Sunday 17 August 2014

Slicing operations on 1-D spectra

For the last part of GSoc, I implemented slicing operations on spectrum objects. Pythonically, this implies overriding the __getitem__ method. This method is passed the slice object and it returns a new spectrum1D object with the requested slicing parameters applied. For example:
>>> from specutils.io import read_fits
>>> spectra = read_fits.read_fits_spectrum1d("test.fits")  # linear spectra file
>>> indexed_spectra = spectra[::2]  # this creates a new spectra object which skips
                                                # every alternate object from the original spectra
>>> spectra.dispersion
[320.66, 321.43, 322.77, 324.23, 326.97, 329.44]
>>> indexed_spectra.dispersion
[320.66, 322.77, 326.97]

The spectra can be sliced using the same interface as slicing for python lists.

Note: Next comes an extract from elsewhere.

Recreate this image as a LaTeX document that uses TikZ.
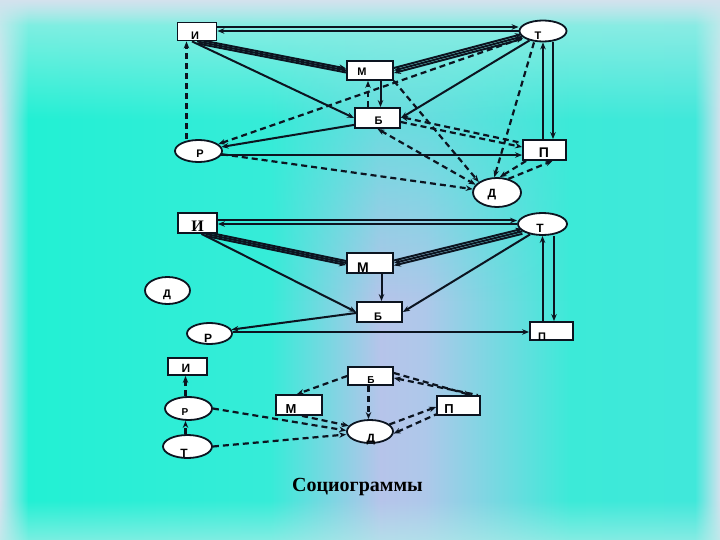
\documentclass[tikz,border=0pt]{standalone}
\usepackage{fontspec}
\setmainfont{Liberation Sans}
\newfontfamily\tmsfont{Liberation Serif}
\usetikzlibrary{arrows.meta,shapes.geometric,fadings}
\definecolor{ink}{HTML}{0C1420}
\definecolor{pale}{HTML}{D4E2EE}
\definecolor{paleC}{HTML}{B4EEEA}
\definecolor{cyA}{HTML}{22F0D4}
\definecolor{cyB}{HTML}{36ECD8}
\definecolor{lav}{HTML}{B6C4EA}
\definecolor{lavB}{HTML}{AEC8EA}
\definecolor{cyC}{HTML}{3CEAD8}
\definecolor{cyD}{HTML}{40E8DA}
\tikzfading[name=fadedown, top color=transparent!0, bottom color=transparent!100]
\tikzfading[name=fadeup, top color=transparent!100, bottom color=transparent!0]
\pgfdeclarelayer{back}
\pgfdeclarelayer{edges}
\pgfsetlayers{back,edges,main}
\newcommand\nlab[3]{\makebox[0pt]{\hspace*{#1}\raisebox{#2}[0pt][0pt]{#3}}}
\newcommand\fsz[1]{\fontsize{#1}{#1}\selectfont\bfseries}
\begin{document}
\begin{tikzpicture}[x=1pt,y=-1pt,
  bx/.style={draw=ink, fill=white, line width=1.8pt, rectangle, inner sep=0pt},
  el/.style={draw=ink, fill=white, line width=1.8pt, ellipse, inner sep=0pt},
  sl/.style={draw=ink, line width=2pt},
  dl/.style={draw=ink, line width=2.2pt, dash pattern=on 6pt off 4pt},
  >={Stealth[length=7pt,width=5.5pt]}]
\useasboundingbox (0,0) rectangle (720,540);
\begin{pgfonlayer}{back}
\shade[left color=pale, right color=cyA] (0,0) rectangle (28.5,540);
\shade[left color=cyA, right color=cyB] (28,0) rectangle (270.5,540);
\shade[left color=cyB, right color=lav] (270,0) rectangle (380.5,540);
\shade[left color=lav, right color=lavB] (380,0) rectangle (425.5,540);
\shade[left color=lavB, right color=cyC] (425,0) rectangle (570.5,540);
\shade[left color=cyC, right color=cyD] (570,0) rectangle (695.5,540);
\shade[left color=cyD, right color=pale] (695,0) rectangle (720,540);
\shade[left color=cyB, right color=cyC, path fading=fadedown] (270,0) rectangle (570,300);
\fill[paleC, opacity=0.8, path fading=fadedown] (0,0) rectangle (720,120);
\fill[pale, path fading=fadedown] (0,0) rectangle (720,25);
\fill[paleC, opacity=0.6, path fading=fadeup] (0,500) rectangle (720,540);
\end{pgfonlayer}

% ---------- diagram 1 ----------
\node[bx, minimum width=39pt, minimum height=18pt] (i1) at (197,31.5) {\nlab{-4pt}{-8.5pt}{\fsz{11}И}};
\node[el, minimum width=47pt, minimum height=21pt] (t1) at (543,31) {\nlab{-10pt}{-9pt}{\fsz{11}Т}};
\node[bx, minimum width=46pt, minimum height=19pt] (m1) at (370,70.5) {\nlab{-16pt}{-5.5pt}{\fsz{11}М}};
\node[bx, minimum width=45pt, minimum height=20pt] (b1) at (377.5,118) {\nlab{2pt}{-7pt}{\fsz{11}Б}};
\node[el, minimum width=47pt, minimum height=22pt] (r1) at (198.5,151) {\nlab{3pt}{-7pt}{\fsz{11}Р}};
\node[bx, minimum width=43pt, minimum height=20pt] (p1) at (544.5,150) {\nlab{-1pt}{-8pt}{\fsz{14}П}};
\node[el, minimum width=48pt, minimum height=29pt] (d1) at (497,192.5) {\nlab{-10pt}{-5.5pt}{\fsz{12}Д}};

% ---------- diagram 2 ----------
\node[bx, minimum width=39pt, minimum height=20pt] (i2) at (197.5,223) {\nlab{0pt}{-9pt}{\tmsfont\fsz{16}И}};
\node[el, minimum width=49pt, minimum height=22pt] (t2) at (542.5,224) {\nlab{-5pt}{-9pt}{\fsz{12}Т}};
\node[bx, minimum width=46pt, minimum height=20pt] (m2) at (370,263) {\nlab{-14pt}{-9pt}{\fsz{14}М}};
\node[el, minimum width=45pt, minimum height=27pt] (d2) at (167.5,290.5) {\nlab{-1pt}{-6.5pt}{\fsz{11}Д}};
\node[bx, minimum width=45pt, minimum height=20pt] (b2) at (379.5,312) {\nlab{-3pt}{-8pt}{\fsz{11}Б}};
\node[el, minimum width=45pt, minimum height=21pt] (r2) at (209.5,333.5) {\nlab{-3pt}{-8.5pt}{\fsz{12}Р}};
\node[bx, minimum width=43pt, minimum height=18pt] (p2) at (551.5,331) {\nlab{-19pt}{-9pt}{\fsz{11}П}};

% ---------- diagram 3 ----------
\node[bx, minimum width=39pt, minimum height=17pt] (i3) at (187.5,366.5) {\nlab{-3pt}{-5.5pt}{\fsz{12}И}};
\node[el, minimum width=47pt, minimum height=23pt] (r3) at (188.5,408.5) {\nlab{-7pt}{-6.5pt}{\fsz{10}Р}};
\node[el, minimum width=49pt, minimum height=23pt] (t3) at (187.5,446.5) {\nlab{-7pt}{-10.5pt}{\fsz{12}Т}};
\node[bx, minimum width=45pt, minimum height=18pt] (b3) at (370.5,376) {\nlab{1pt}{-7pt}{\fsz{10}Б}};
\node[bx, minimum width=46pt, minimum height=20pt] (m3) at (299,405) {\nlab{-16pt}{-8pt}{\fsz{13}М}};
\node[bx, minimum width=43pt, minimum height=19pt] (p3) at (458.5,405.5) {\nlab{-19pt}{-7.5pt}{\fsz{13}П}};
\node[el, minimum width=46pt, minimum height=23pt] (d3) at (370,431.5) {\nlab{2pt}{-10.5pt}{\fsz{12}Д}};

\node[anchor=base] (title) at (357.5,491) {\tmsfont\fontsize{20}{20}\selectfont\bfseries Социограммы};

\begin{pgfonlayer}{edges}
% diagram 1 solid
\draw[sl,->] ([yshift=4.5pt]i1.east) -- ([yshift=4.5pt]i1.east -| t1.west);
\draw[sl,<-] ([yshift=0.5pt]i1.east) -- ([yshift=0.5pt]i1.east -| t1.west);
\draw[sl,<-] ([yshift=-2pt]i1.south) -- ([yshift=-2pt]m1.west);
\draw[sl] (i1.south) -- (m1.west);
\draw[sl,->] ([yshift=2pt]i1.south) -- ([yshift=2pt]m1.west);
\draw[sl,->] ([yshift=2.5pt]m1.east) -- ([yshift=2.5pt]t1.195);
\draw[sl,->] (t1.195) -- (m1.east);
\draw[sl,->] ([yshift=-2.5pt]t1.195) -- ([yshift=-2.5pt]m1.east);
\draw[sl,->] ([xshift=-5pt]i1.south) -- (b1.west);
\draw[sl,->] (t1.215) -- (b1.east);
\draw[sl,->] ([xshift=10.5pt]m1.south) -- ([xshift=10.5pt]m1.south |- b1.north);
\draw[sl,->] ([yshift=4pt]b1.south west) -- (r1.10);
\draw[sl,->] (r1.-10) -- (r1.-10 -| p1.west);
\draw[sl,->] ([xshift=10pt]t1.south) -- ([xshift=10pt]t1.south |- p1.north);
\draw[sl,->] (t1.south |- p1.north) -- (t1.south);
% diagram 1 dashed
\draw[dl,->] ([xshift=-2pt]m1.south |- b1.north) -- ([xshift=-2pt]m1.south);
\draw[dl,->] ([xshift=-12pt]r1.north) -- ([xshift=-12pt]r1.north |- i1.south);
\draw[dl,<->] (r1) -- (t1);
\draw[dl,->] (r1) -- (d1);
\draw[dl,->] (m1.south east) -- (d1.150);
\draw[dl,<->] (b1.south) -- (d1.160);
\draw[dl,->] ([xshift=-9pt]t1.south) -- (d1.100);
\draw[dl,<-] ([yshift=1pt]b1.east) -- ([yshift=7pt]p1.west);
\draw[dl,->] ([yshift=-4pt]b1.east) -- ([yshift=3pt]p1.west);
\draw[dl,->] ([xshift=4pt]p1.south west) -- (d1.80);
\draw[dl,->] (d1.50) -- ([xshift=8pt]p1.south);

% diagram 2
\draw[sl,->] ([yshift=2.5pt]i2.east) -- ([yshift=2.5pt]i2.east -| t2.west);
\draw[sl,<-] ([yshift=-1pt]i2.east) -- ([yshift=-1pt]i2.east -| t2.west);
\draw[sl,<-] ([xshift=8pt,yshift=2pt]i2.south) -- ([yshift=2pt]m2.west);
\draw[sl] ([xshift=8pt]i2.south) -- (m2.west);
\draw[sl,->] ([xshift=8pt,yshift=-2pt]i2.south) -- ([yshift=-2pt]m2.west);
\draw[sl,->] ([yshift=2.5pt]m2.east) -- ([yshift=2.5pt]t2.200);
\draw[sl,->] (t2.200) -- (m2.east);
\draw[sl,->] ([yshift=-2.5pt]t2.200) -- ([yshift=-2.5pt]m2.east);
\draw[sl,->] ([xshift=4pt]i2.south) -- (b2.west);
\draw[sl,->] (t2.220) -- (b2.east);
\draw[sl,->] ([xshift=11.5pt]m2.south) -- ([xshift=11.5pt]m2.south |- b2.north);
\draw[sl,->] ([yshift=-1pt]b2.west) -- (r2.10);
\draw[sl,->] ([yshift=1.5pt]r2.east) -- ([yshift=1.5pt]r2.east -| p2.west);
\draw[sl,->] ([xshift=11.5pt]t2.south) -- ([xshift=11.5pt]t2.south |- p2.north);
\draw[sl,->] (t2.south |- p2.north) -- (t2.south);

% diagram 3
\draw[dl,->] ([xshift=-3pt]r3.north) -- ([xshift=-3pt]r3.north |- i3.south);
\draw[dl,->] ([xshift=-2pt]t3.north) -- ([xshift=-2pt]t3.north |- r3.south);
\draw[dl,->] (r3.east) -- ([yshift=1pt]d3.west);
\draw[dl,->] (t3.east) -- ([yshift=-3pt]d3.west);
\draw[dl,->] ([xshift=3pt]m3.south) -- (d3.165);
\draw[dl,->] (b3.west) -- ([xshift=-2pt]m3.north);
\draw[dl,->] ([xshift=-2pt]b3.south) -- ([xshift=-2pt]b3.south |- d3.north);
\draw[dl,->] ([yshift=3pt]b3.east) -- ([xshift=-10pt]p3.north east);
\draw[dl,<-] ([yshift=-2pt]b3.east) -- ([xshift=-3pt]p3.north east);
\draw[dl,->] (d3.20) -- ([yshift=-1.5pt]p3.west);
\draw[dl,<-] (d3.-5) -- ([yshift=1.5pt]p3.south west);
\end{pgfonlayer}
\end{tikzpicture}
\end{document}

Internally, an indexer model is used to slice the WCS. This is because the WCS is not a list, it is a mapping from input to output. Python slicing operations cannot be directly applied to WCS'es. This indexer model provides an adapter to interface with the slice operations. It also allows WCS'es to slice from negative indices.

For GSoC, this is it. However, I will continue to contribute to Astropy, and specifically to the specutils package. The next step will be to enable transformations between different WCS'es and models, making it easier for users to convert to and fro between different formats.